O economista Francisco Madelino faz questão de salientar que os casos francês e o português são “totalmente distintos”. Portugal, diz, está novamente com um saldo migratório negativo – ou seja, há mais pessoas a sair do que a entrar -, a taxa de desemprego é “relativamente baixa” e há “expectativas de crescimento económico”. “Não temos as mesmas pressões que França. A ausência de quotas é uma medida que, na atual situação do mercado de trabalho nacional, se percebe e não tem importância económica”, defende.

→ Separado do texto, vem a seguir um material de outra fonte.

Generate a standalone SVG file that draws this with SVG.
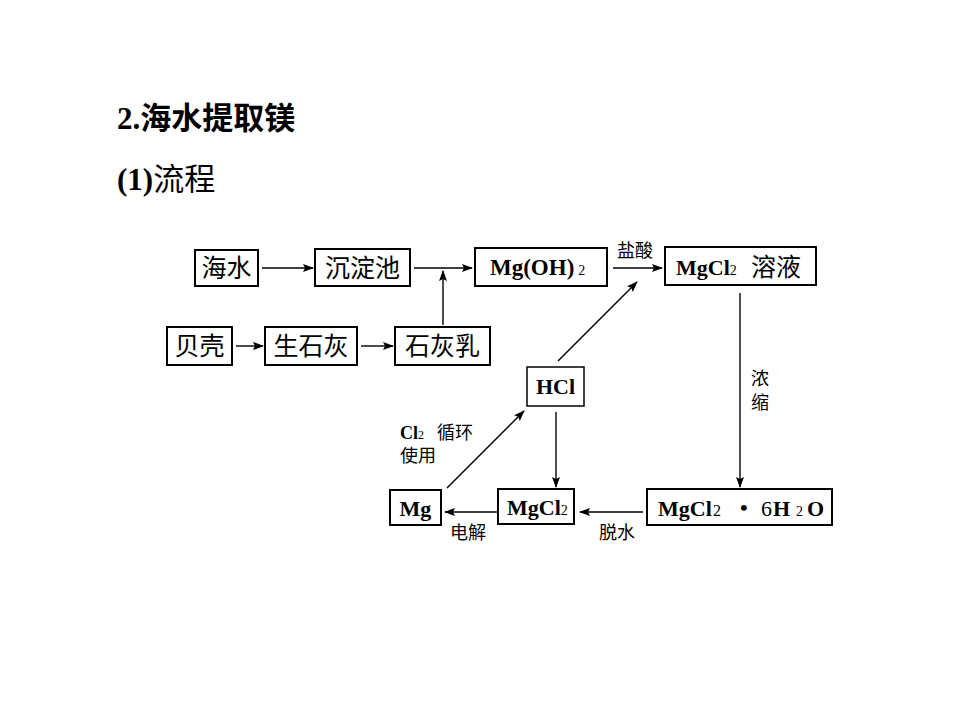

Já João Cerejeira vai mais longe e duvida que estas quotas nacionais alguma vez tenham tido qualquer efeito prático. “Acho que sempre foi mais um entrave burocrático do que outra coisa”, refere, sublinhando que uma série de empresas fizeram uma procura ativa por trabalhadores estrangeiros por “simplesmente não existir mão de obra disponível para alguns postos de trabalho, nomeadamente em sectores como a agricultura, construção e alguma indústria”.
Portugal tinha, em 2018, uma taxa de estrangeiros empregados de 2,5%, estando entre as taxas mais baixas da União. Com percentagem menor só Lituânia, Polónia, Hungria, Croácia, Eslováquia, Bulgária e Roménia. Em termos absolutos, o mercado laboral português está em 15º lugar comparativamente com os restantes Estados-membros, tendo 122 mil trabalhadores estrangeiros.